* [Work to be completed]: Start at the line holding "Emit a component", stop at the line holding "import * as", and repeat those lines exactly, both ends included; skip the pictures.

-------- Stored rows --------

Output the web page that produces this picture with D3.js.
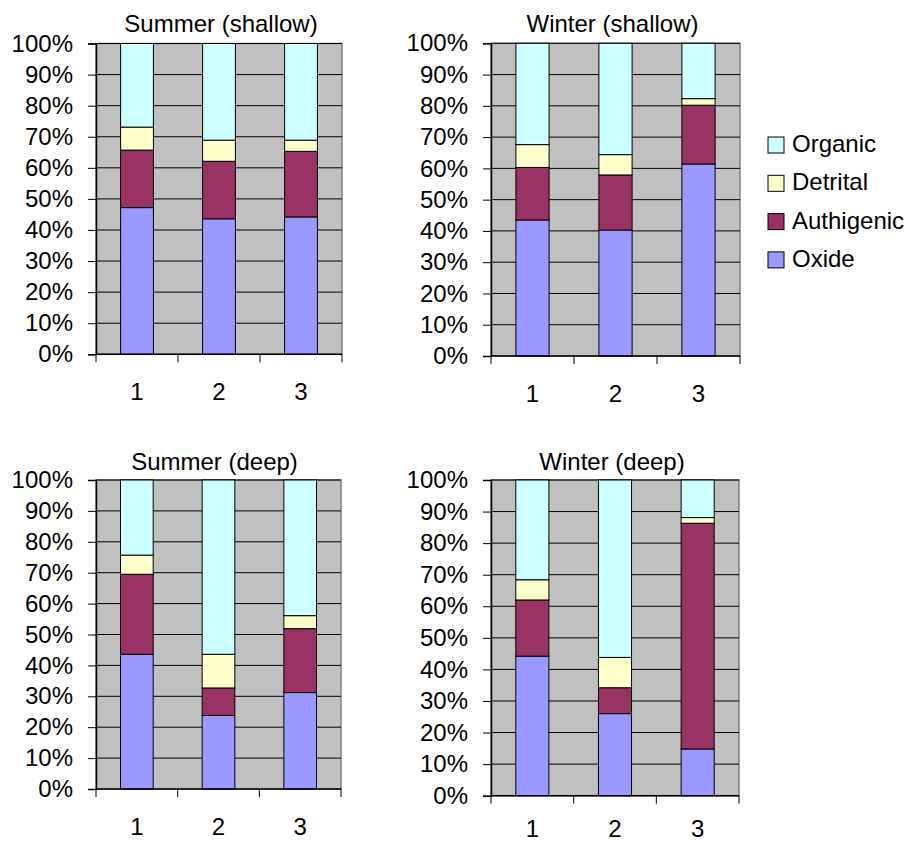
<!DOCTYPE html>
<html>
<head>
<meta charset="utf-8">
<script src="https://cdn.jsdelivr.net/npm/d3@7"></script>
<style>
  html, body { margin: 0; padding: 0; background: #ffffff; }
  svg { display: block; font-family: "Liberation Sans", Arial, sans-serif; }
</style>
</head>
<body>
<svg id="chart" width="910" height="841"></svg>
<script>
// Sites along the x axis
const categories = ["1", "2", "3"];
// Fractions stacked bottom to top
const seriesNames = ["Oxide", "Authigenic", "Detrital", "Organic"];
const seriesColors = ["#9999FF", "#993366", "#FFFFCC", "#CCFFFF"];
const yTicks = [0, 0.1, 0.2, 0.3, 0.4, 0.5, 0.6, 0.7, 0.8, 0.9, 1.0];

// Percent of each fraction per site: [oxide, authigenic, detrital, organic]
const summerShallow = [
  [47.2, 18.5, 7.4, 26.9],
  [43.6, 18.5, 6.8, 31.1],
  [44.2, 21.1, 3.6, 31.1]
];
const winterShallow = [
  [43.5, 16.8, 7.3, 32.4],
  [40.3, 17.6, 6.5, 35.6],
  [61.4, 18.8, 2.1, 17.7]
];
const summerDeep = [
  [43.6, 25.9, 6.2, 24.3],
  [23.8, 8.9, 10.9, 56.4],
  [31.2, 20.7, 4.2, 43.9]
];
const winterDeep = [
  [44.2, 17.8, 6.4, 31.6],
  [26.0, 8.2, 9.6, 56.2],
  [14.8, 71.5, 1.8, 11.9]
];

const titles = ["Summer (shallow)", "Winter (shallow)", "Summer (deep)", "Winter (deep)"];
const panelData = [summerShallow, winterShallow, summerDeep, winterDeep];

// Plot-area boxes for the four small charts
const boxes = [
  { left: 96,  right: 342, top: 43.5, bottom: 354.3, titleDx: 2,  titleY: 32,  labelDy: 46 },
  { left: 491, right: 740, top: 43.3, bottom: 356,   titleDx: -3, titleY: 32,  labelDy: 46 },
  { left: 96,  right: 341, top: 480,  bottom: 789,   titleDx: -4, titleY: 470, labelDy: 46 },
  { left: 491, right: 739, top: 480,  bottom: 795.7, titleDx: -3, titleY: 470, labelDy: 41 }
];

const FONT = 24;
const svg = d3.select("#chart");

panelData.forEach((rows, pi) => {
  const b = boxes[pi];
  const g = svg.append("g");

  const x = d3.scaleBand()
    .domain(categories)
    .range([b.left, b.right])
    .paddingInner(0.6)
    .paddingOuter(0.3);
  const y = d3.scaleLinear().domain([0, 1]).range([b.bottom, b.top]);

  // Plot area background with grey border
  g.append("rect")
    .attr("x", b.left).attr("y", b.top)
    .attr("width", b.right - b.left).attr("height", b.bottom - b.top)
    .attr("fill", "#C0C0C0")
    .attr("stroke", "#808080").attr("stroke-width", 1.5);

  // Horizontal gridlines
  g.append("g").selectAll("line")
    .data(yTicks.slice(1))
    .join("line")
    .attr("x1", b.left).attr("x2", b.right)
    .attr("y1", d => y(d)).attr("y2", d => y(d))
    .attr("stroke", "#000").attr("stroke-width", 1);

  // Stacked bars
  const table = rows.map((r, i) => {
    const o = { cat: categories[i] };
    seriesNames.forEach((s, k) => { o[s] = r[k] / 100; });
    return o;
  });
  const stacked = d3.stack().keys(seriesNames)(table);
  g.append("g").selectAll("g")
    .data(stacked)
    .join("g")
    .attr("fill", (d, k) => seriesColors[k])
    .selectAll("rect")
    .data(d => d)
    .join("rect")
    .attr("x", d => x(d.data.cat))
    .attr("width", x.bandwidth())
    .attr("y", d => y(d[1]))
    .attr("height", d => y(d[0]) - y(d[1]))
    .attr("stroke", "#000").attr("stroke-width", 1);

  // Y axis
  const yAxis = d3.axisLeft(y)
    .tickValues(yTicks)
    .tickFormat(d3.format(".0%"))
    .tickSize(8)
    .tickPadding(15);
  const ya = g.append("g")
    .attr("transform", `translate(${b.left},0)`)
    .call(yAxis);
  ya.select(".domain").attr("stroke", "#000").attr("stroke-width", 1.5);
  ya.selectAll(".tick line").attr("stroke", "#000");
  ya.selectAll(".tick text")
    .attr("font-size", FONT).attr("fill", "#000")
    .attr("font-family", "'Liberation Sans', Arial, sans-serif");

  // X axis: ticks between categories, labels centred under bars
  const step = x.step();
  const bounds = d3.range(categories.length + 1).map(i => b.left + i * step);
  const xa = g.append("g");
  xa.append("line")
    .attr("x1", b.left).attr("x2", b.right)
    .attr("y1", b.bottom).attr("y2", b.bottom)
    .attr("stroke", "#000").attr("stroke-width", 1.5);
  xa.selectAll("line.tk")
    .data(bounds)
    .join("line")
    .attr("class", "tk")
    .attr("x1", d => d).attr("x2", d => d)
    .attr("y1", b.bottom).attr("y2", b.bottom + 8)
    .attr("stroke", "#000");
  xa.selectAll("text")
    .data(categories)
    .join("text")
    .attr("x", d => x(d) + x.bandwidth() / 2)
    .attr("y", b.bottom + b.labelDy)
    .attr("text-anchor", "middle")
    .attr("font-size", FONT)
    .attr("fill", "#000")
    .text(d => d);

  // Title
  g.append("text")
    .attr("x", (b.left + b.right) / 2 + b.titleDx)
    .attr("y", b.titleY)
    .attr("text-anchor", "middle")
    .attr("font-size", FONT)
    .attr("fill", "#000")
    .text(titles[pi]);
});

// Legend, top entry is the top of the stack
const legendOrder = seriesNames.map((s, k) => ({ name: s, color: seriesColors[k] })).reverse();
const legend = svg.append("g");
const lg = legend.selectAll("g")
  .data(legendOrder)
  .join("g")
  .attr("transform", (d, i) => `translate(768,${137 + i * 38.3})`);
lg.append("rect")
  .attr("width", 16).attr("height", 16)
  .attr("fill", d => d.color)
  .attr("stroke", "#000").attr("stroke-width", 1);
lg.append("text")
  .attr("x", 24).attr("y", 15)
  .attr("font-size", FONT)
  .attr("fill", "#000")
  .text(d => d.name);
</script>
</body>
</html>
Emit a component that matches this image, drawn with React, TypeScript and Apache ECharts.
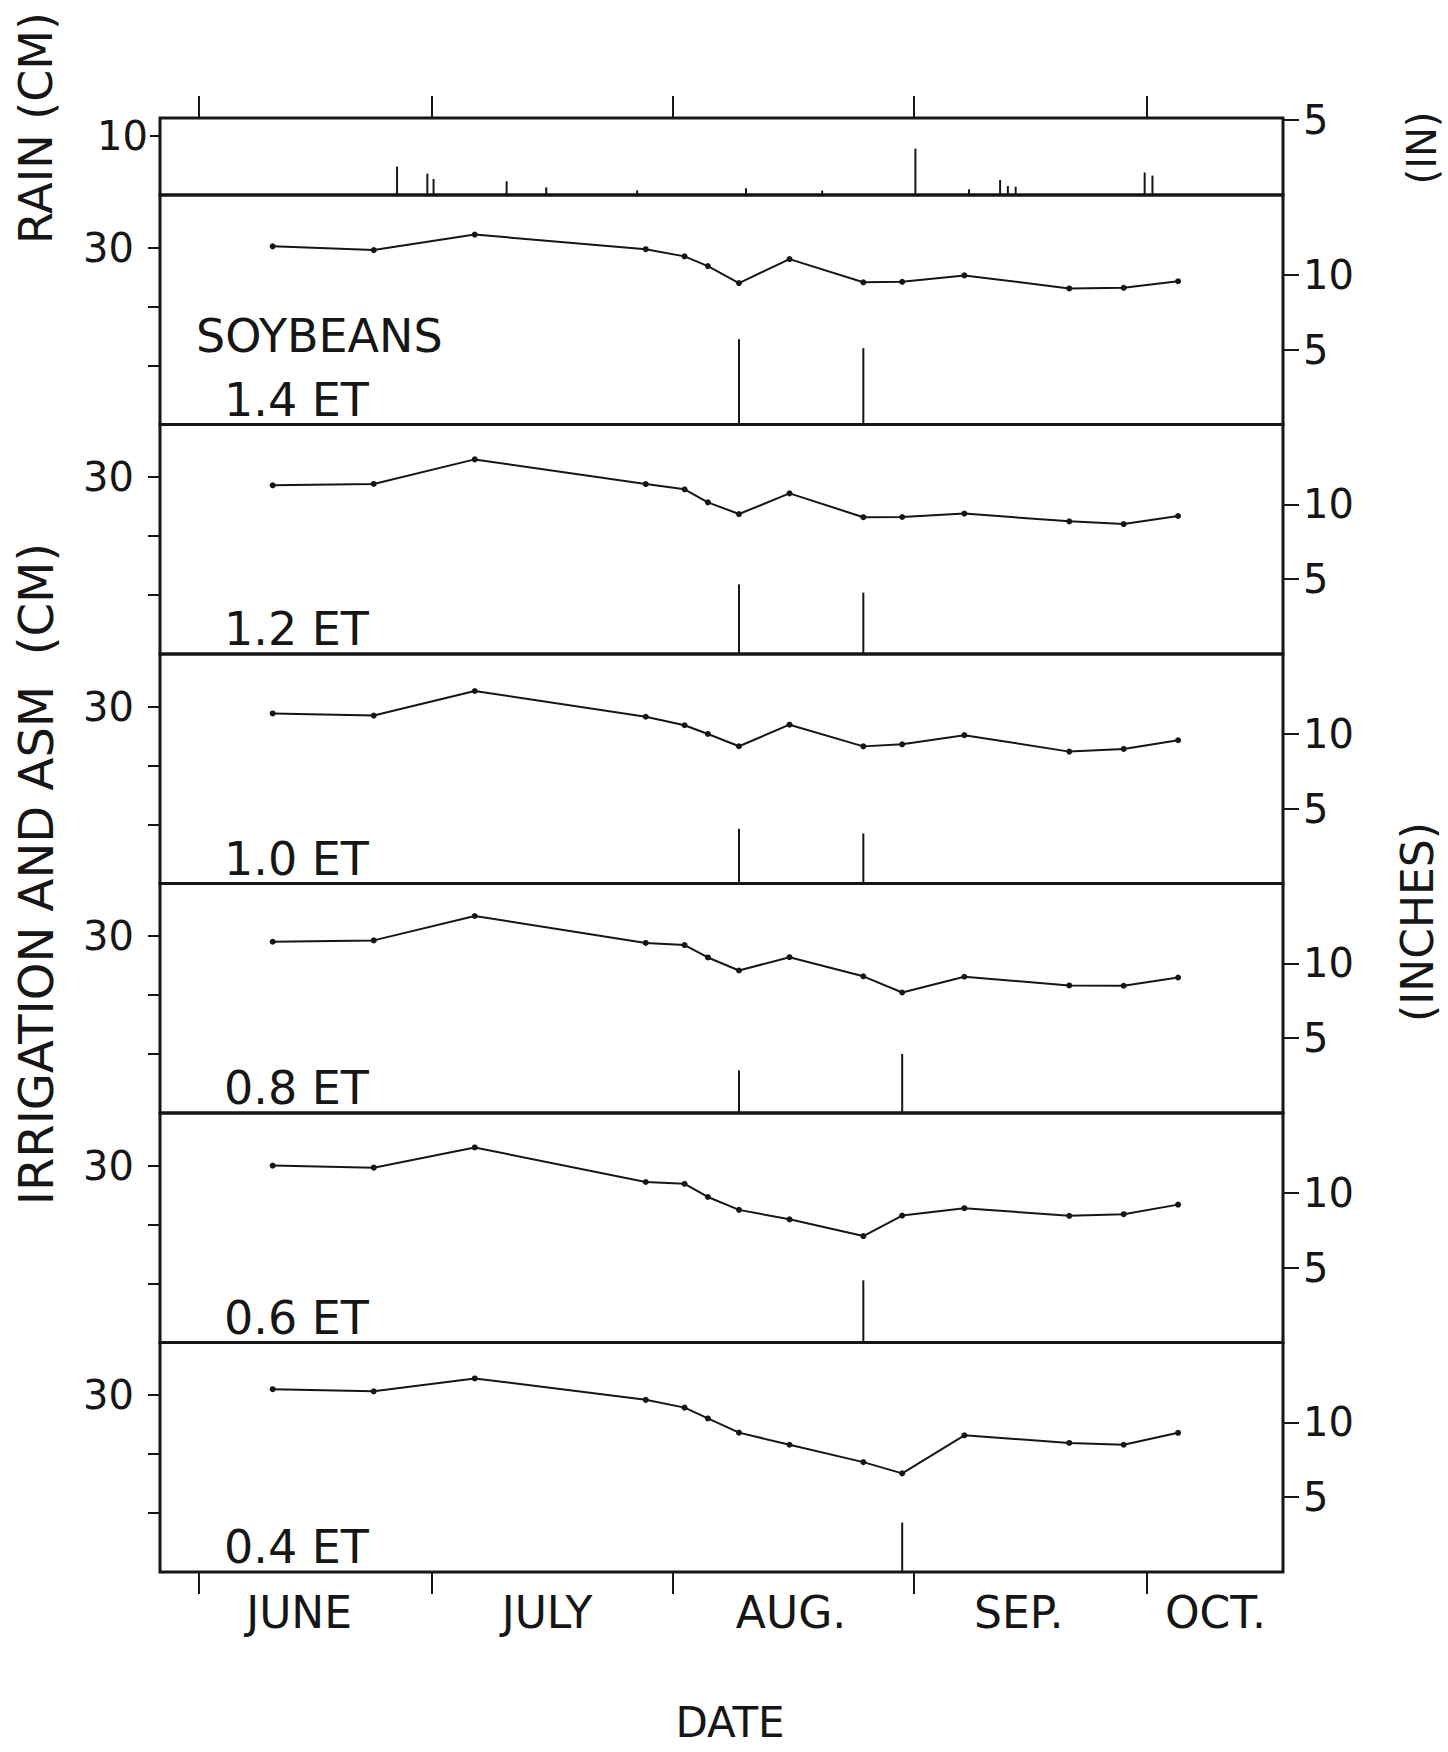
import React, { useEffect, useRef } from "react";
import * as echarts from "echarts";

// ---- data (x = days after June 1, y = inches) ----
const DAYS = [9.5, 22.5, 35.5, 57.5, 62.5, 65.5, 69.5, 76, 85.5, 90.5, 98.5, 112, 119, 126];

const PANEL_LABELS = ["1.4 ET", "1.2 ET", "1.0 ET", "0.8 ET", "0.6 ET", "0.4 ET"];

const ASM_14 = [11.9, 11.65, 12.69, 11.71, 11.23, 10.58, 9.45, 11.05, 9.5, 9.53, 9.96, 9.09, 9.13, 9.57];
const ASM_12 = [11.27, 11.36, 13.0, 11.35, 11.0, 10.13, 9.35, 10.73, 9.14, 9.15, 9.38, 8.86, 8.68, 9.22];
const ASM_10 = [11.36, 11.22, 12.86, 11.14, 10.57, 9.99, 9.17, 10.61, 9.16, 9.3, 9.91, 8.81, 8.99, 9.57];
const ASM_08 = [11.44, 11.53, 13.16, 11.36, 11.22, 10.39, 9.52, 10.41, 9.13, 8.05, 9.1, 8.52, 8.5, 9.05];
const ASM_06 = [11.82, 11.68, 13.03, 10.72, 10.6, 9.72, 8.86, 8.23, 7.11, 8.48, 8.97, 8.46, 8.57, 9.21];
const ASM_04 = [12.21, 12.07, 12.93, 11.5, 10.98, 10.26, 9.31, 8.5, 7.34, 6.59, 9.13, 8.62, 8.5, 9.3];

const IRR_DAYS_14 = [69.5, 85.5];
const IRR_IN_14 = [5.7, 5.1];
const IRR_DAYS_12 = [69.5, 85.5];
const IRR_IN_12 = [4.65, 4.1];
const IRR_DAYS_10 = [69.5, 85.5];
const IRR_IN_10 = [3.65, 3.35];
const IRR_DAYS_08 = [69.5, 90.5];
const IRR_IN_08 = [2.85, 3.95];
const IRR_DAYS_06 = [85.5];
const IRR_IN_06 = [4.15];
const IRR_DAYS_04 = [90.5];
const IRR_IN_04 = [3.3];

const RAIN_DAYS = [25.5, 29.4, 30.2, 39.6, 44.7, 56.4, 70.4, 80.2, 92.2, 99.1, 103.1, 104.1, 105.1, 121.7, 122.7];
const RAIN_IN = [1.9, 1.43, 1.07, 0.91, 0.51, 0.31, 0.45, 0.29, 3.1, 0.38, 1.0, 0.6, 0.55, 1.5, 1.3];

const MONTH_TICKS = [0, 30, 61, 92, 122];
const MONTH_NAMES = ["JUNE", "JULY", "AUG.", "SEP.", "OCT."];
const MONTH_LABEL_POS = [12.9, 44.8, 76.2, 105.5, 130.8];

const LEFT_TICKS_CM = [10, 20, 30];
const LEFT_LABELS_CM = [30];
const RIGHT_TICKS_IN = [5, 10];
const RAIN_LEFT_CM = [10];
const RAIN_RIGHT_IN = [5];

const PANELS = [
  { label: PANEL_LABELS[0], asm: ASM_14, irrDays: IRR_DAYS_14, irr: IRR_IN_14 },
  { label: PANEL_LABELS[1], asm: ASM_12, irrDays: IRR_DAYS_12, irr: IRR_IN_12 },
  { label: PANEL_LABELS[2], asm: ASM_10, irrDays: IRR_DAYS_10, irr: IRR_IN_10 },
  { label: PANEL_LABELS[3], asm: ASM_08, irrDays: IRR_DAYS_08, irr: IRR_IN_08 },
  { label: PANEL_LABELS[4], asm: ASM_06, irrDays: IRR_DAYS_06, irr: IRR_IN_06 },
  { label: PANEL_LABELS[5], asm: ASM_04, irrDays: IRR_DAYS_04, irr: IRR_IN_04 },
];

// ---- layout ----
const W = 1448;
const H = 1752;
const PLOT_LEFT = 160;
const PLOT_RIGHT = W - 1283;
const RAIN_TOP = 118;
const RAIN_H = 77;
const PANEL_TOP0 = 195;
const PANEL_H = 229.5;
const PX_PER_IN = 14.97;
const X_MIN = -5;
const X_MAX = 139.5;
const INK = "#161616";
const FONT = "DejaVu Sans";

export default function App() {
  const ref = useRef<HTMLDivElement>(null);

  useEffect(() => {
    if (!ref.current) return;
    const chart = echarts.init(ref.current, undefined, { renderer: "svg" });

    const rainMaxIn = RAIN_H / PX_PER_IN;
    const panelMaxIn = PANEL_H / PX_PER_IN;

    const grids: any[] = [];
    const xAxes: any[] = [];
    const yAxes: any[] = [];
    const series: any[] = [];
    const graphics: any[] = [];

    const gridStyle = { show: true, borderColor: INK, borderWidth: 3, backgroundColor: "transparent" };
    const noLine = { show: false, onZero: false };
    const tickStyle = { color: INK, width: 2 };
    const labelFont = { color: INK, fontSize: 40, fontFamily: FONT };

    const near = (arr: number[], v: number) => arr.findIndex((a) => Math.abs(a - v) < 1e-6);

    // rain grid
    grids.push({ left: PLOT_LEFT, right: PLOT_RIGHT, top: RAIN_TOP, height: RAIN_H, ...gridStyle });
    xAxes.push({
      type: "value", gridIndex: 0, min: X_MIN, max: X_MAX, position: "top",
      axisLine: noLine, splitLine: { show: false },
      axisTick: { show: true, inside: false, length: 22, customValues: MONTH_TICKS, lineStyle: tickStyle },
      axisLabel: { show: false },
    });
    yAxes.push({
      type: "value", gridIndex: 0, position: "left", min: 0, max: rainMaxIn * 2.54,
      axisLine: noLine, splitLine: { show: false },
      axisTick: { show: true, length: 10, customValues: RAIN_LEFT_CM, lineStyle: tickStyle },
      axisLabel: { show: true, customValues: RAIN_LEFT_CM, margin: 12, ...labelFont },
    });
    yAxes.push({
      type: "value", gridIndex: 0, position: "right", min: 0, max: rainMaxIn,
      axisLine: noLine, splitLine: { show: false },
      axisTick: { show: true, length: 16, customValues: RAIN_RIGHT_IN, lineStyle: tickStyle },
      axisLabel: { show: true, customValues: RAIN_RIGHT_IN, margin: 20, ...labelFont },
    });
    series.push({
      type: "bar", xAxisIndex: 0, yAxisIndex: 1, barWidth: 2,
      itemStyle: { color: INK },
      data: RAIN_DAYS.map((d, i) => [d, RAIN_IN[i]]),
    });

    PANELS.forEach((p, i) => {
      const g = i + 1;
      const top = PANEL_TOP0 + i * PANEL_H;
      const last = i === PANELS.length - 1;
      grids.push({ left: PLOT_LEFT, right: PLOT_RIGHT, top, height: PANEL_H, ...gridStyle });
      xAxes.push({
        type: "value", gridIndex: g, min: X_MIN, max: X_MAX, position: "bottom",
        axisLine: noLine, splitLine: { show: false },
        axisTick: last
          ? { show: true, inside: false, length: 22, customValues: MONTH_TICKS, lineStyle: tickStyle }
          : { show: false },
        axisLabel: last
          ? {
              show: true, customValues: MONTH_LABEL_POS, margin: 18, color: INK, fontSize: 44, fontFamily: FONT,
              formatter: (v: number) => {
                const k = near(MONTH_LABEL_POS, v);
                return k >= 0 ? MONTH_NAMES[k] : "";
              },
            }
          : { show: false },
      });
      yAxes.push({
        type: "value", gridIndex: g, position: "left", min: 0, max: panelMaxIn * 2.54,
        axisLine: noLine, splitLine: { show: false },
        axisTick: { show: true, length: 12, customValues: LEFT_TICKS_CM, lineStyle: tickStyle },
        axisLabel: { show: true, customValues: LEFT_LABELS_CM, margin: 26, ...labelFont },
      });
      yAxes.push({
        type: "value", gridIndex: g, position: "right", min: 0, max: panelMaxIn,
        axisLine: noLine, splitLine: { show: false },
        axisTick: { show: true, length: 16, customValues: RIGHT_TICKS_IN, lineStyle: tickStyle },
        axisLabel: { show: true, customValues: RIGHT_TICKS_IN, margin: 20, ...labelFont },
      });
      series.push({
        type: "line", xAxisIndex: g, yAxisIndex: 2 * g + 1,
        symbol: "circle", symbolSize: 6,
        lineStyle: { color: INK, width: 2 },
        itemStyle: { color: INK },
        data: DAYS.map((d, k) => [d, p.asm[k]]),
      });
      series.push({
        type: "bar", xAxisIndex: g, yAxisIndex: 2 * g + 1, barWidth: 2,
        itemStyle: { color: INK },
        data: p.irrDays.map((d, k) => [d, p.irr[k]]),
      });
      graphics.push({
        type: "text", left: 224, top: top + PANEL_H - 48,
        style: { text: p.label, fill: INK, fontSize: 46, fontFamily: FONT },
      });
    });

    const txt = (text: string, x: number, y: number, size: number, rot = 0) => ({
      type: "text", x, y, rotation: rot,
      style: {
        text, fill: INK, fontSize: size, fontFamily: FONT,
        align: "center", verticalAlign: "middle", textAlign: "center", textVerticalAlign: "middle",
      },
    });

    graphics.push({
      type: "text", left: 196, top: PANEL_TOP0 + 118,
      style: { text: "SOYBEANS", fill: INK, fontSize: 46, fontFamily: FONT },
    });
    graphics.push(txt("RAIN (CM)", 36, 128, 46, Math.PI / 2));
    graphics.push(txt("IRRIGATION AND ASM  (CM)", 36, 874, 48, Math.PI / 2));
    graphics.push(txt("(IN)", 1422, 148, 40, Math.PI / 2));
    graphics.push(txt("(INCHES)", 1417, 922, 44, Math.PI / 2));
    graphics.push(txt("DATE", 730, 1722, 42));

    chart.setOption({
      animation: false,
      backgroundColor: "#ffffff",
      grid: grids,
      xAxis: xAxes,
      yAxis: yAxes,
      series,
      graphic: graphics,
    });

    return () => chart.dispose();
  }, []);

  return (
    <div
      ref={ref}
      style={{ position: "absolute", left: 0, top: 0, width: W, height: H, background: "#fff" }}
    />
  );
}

--------

* [Correct response]:
Emit a component that matches this image, drawn with React, TypeScript and Apache ECharts.
import React, { useEffect, useRef } from "react";
import * as echarts from "echarts";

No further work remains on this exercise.